I graduated high school, started college, we got engaged and I moved in on campus for a semester before he enrolled as well and we got a dorm together (because I'm gender-queer and Kent State was lovely about gender-neutral housing in our case). Unfortunately, for more reasons than I'm willing to go into, that only lasted one semester until we were back at home with my mom. I'm not going to lie, it's rough. Between financial stress, family drama, and mental illness, things have gotten pretty strained over the last few months.
"I can't wait until we move out" has been a familiar refrain between us for a long time. Don't get me wrong, we both love my mom and we're grateful that this living situation is beneficial for both us and her, but it's difficult to still be living with her at this point in our lives. Western society has the narrative that we're supposed to follow — graduate high school, go to college, move out, start a relationship, graduate college, get a job, get engaged, get married, have kids — in that order, with no deviations.

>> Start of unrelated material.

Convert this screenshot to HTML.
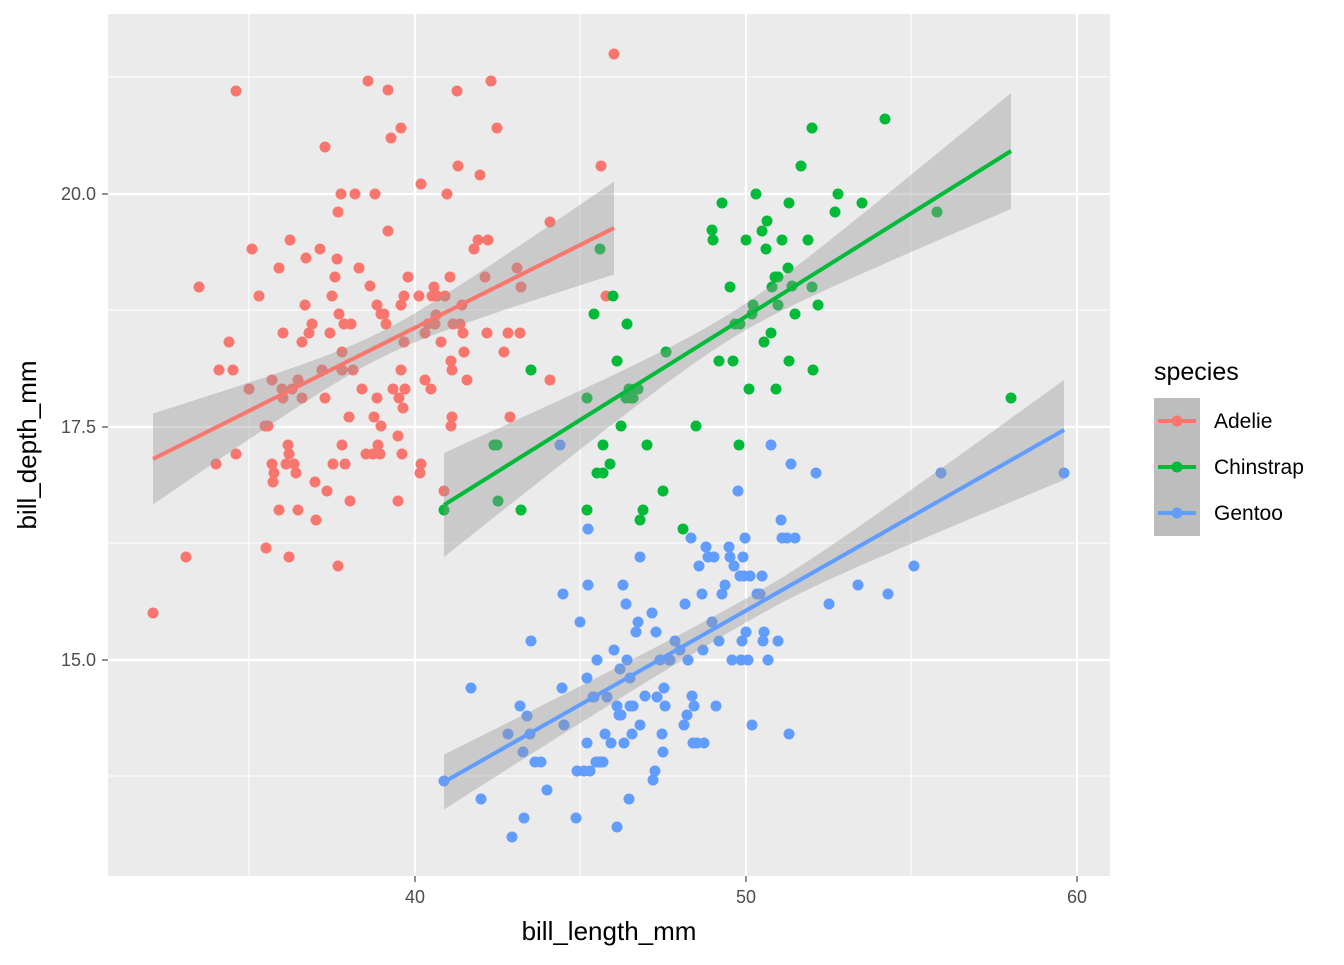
<!DOCTYPE html>
<html><head><meta charset="utf-8"><style>html,body{margin:0;padding:0;background:#fff}</style></head>
<body>
<svg id="s" width="1344" height="960" xmlns="http://www.w3.org/2000/svg" font-family="Liberation Sans, Arial, sans-serif">
<rect x="108" y="14" width="1002" height="862" fill="#ebebeb"/>
<g stroke="#fff" stroke-width="1.1">
<line x1="249" y1="14" x2="249" y2="876"/><line x1="580" y1="14" x2="580" y2="876"/><line x1="911" y1="14" x2="911" y2="876"/>
<line x1="108" y1="77" x2="1110" y2="77"/><line x1="108" y1="310" x2="1110" y2="310"/><line x1="108" y1="543" x2="1110" y2="543"/><line x1="108" y1="776" x2="1110" y2="776"/>
</g>
<g stroke="#fff" stroke-width="2.2">
<line x1="415" y1="14" x2="415" y2="876"/><line x1="746" y1="14" x2="746" y2="876"/><line x1="1077" y1="14" x2="1077" y2="876"/>
<line x1="108" y1="194" x2="1110" y2="194"/><line x1="108" y1="427" x2="1110" y2="427"/><line x1="108" y1="660" x2="1110" y2="660"/>
</g>
<g id="pts"></g>
<g id="fits"></g>
<g fill="#4d4d4d" font-size="18">
<text x="415" y="903" text-anchor="middle">40</text><text x="746" y="903" text-anchor="middle">50</text><text x="1077" y="903" text-anchor="middle">60</text>
<text x="96" y="200" text-anchor="end">20.0</text><text x="96" y="433" text-anchor="end">17.5</text><text x="96" y="666" text-anchor="end">15.0</text>
</g>
<g stroke="#333" stroke-width="1.1">
<line x1="415" y1="876" x2="415" y2="882"/><line x1="746" y1="876" x2="746" y2="882"/><line x1="1077" y1="876" x2="1077" y2="882"/>
<line x1="102" y1="194" x2="108" y2="194"/><line x1="102" y1="427" x2="108" y2="427"/><line x1="102" y1="660" x2="108" y2="660"/>
</g>
<text x="609" y="940" font-size="26" text-anchor="middle" fill="#000">bill_length_mm</text>
<text transform="translate(36,445) rotate(-90)" font-size="26" text-anchor="middle" fill="#000">bill_depth_mm</text>
<text x="1154" y="380" font-size="25" fill="#000">species</text>
<g id="leg"></g>
<g font-size="21" fill="#000"><text x="1214" y="428">Adelie</text><text x="1214" y="474">Chinstrap</text><text x="1214" y="520">Gentoo</text></g>
</svg>
<script>
var A=[[153,613],[186,557],[199,287],[216,464],[219,370],[229,342],[233,370],[236,91],[236,454],[249,389],[252,249],[259,296],[265,426],[266,548],[268,426],[272,380],[272,464],[273,482],[274,473],[279,510],[279,268],[282,389],[283,333],[283,398],[286,464],[288,445],[289,557],[289,454],[290,240],[292,389],[294,464],[296,473],[298,510],[298,380],[302,342],[302,398],[305,305],[306,258],[309,333],[312,324],[315,482],[316,520],[320,249],[322,370],[325,398],[325,147],[327,491],[330,333],[332,296],[333,464],[335,277],[337,259],[338,566],[338,212],[339,314],[341,194],[342,370],[342,352],[342,445],[344,324],[345,464],[349,417],[350,501],[351,324],[353,370],[355,194],[359,268],[362,389],[366,454],[368,81],[370,286],[373,454],[374,417],[375,194],[377,398],[377,305],[378,445],[380,454],[381,426],[381,314],[384,314],[386,324],[388,231],[388,90],[391,138],[393,389],[398,436],[398,501],[399,398],[401,370],[401,305],[401,128],[402,454],[403,408],[404,296],[404,342],[405,389],[408,277],[419,296],[420,473],[421,464],[421,184],[425,380],[425,333],[428,324],[431,389],[432,296],[434,287],[435,324],[436,315],[437,296],[441,342],[444,491],[445,296],[447,194],[450,277],[451,426],[451,361],[452,370],[452,417],[453,324],[457,91],[458,166],[460,324],[462,305],[463,333],[464,352],[467,380],[474,249],[478,240],[480,175],[485,277],[487,333],[488,240],[491,81],[497,128],[504,352],[508,333],[510,417],[517,268],[520,333],[521,287],[550,222],[550,380],[601,166],[606,296],[614,54]];
var C=[[444,510],[494,445],[497,445],[498,501],[521,510],[531,370],[587,398],[587,510],[594,314],[597,473],[600,249],[603,445],[603,473],[610,464],[613,296],[617,361],[621,426],[626,398],[627,324],[629,389],[631,398],[633,398],[635,389],[638,389],[640,520],[643,510],[647,445],[663,491],[666,352],[683,529],[696,426],[712,230],[713,240],[719,361],[722,203],[730,287],[733,361],[735,324],[739,445],[740,324],[746,240],[749,389],[752,314],[753,305],[756,194],[762,231],[764,342],[766,249],[767,221],[771,333],[772,287],[775,277],[776,389],[778,305],[778,277],[782,240],[788,268],[789,203],[789,361],[792,286],[795,314],[801,166],[808,240],[812,128],[812,287],[813,370],[818,305],[835,212],[838,194],[862,203],[885,119],[937,212],[1011,398]];
var G=[[444,781],[471,688],[481,799],[508,734],[512,837],[520,706],[523,752],[524,818],[527,716],[530,734],[531,641],[535,762],[541,762],[547,790],[560,445],[562,688],[563,594],[564,725],[576,818],[577,771],[580,622],[584,771],[587,743],[587,678],[588,529],[588,585],[590,771],[593,697],[594,697],[596,762],[597,660],[599,762],[601,762],[603,762],[605,734],[607,697],[611,743],[614,650],[617,827],[617,706],[619,715],[620,669],[621,715],[623,585],[624,743],[626,604],[627,660],[629,799],[630,678],[630,706],[632,734],[633,706],[636,632],[638,622],[640,557],[640,725],[645,696],[652,613],[653,780],[655,771],[656,632],[657,697],[660,660],[662,734],[663,752],[664,688],[665,706],[669,660],[670,660],[675,641],[680,650],[684,725],[685,604],[687,715],[688,660],[691,538],[692,696],[693,743],[694,706],[697,743],[699,566],[702,594],[703,650],[704,743],[706,547],[708,557],[712,622],[714,557],[716,706],[719,641],[722,594],[725,585],[729,547],[730,557],[732,660],[734,566],[738,491],[740,576],[741,660],[742,641],[743,557],[744,576],[745,538],[746,632],[748,660],[750,576],[752,725],[757,594],[760,594],[762,576],[763,641],[764,632],[768,660],[771,445],[778,641],[781,520],[782,538],[787,538],[789,734],[791,464],[795,538],[816,473],[829,604],[858,585],[888,594],[914,566],[941,473],[1064,473]];
var NS="http://www.w3.org/2000/svg";
function el(t,a,p){var e=document.createElementNS(NS,t);for(var k in a)e.setAttribute(k,a[k]);document.getElementById(p).appendChild(e);return e;}
[[A,"#F8766D"],[C,"#00BA38"],[G,"#619CFF"]].forEach(function(s){s[0].forEach(function(p){el("circle",{cx:p[0],cy:p[1],r:5.5,fill:s[1]},"pts");});});
function fit(x0,y0,x1,y1,m,wm,wl,wr,col){
 var bl=(wl*wl-wm*wm)/((m-x0)*(m-x0)),br=(wr*wr-wm*wm)/((x1-m)*(x1-m));
 var up=[],lo=[];
 for(var i=0;i<=60;i++){var x=x0+(x1-x0)*i/60,y=y0+(y1-y0)*(x-x0)/(x1-x0),b=x<m?bl:br,w=Math.sqrt(wm*wm+b*(x-m)*(x-m));up.push(x.toFixed(1)+","+(y-w).toFixed(1));lo.unshift(x.toFixed(1)+","+(y+w).toFixed(1));}
 el("polygon",{points:up.concat(lo).join(" "),fill:"#999","fill-opacity":0.4},"fits");
 el("line",{x1:x0,y1:y0,x2:x1,y2:y1,stroke:col,"stroke-width":4},"fits");
}
fit(153,459,614,228,380,13,45.5,46.5,"#F8766D");
fit(444,505,1011,151,730,13,52,58,"#00BA38");
fit(444,782,1064,430,760,12,27.5,50,"#619CFF");
[["#F8766D",421],["#00BA38",467],["#619CFF",513]].forEach(function(s){
 el("rect",{x:1154,y:s[1]-23,width:46,height:46,fill:"#bdbdbd"},"leg");
 el("line",{x1:1158,y1:s[1],x2:1196,y2:s[1],stroke:s[0],"stroke-width":4},"leg");
 el("circle",{cx:1177,cy:s[1],r:5.5,fill:s[0]},"leg");
});
</script>
</body></html>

In truth, a lot of people probably read the title of this article and thought "what a loser," but the truth is that life doesn't work perfectly, it's not always black and white. I met the person I want to spend forever with when I was 14, not 24. We've lived together with my mother as a big family unit for years. We've decided that the practical benefits of living together outweigh the stress caused be any arguments we have. Hopefully I'll be able to graduate soon, we can get good jobs and be able to afford our dream place in Seattle. And actually get married ... that's definitely on the list of things to do somewhere. But for right now, this is the best situation for all of us.
I suppose what I want to get at, beyond this lovely sort of "True Life" special, is that people don't follow the same path. We aren't robots. Some people have kids while still living with their parents. Some people have kids and live with roommates. Some people get married and then go to college. Some people just don't go to college. The truth is that we all have different paths and we need to stop shaming people for doing what's right for them. Stereotyping and judging does nothing to help anyone. Living with my mom doesn't make me or my fiance a loser, just like my friends who had kids in high school aren't failures. People who move back in with their parents after college aren't losers. In fact, in some areas of Asia, it's expected for married couples to move back in with the husband's family. It's all relative based on what our culture has taught us. We're all just doing the best we can with what we're given. And I think that should be good enough for everyone.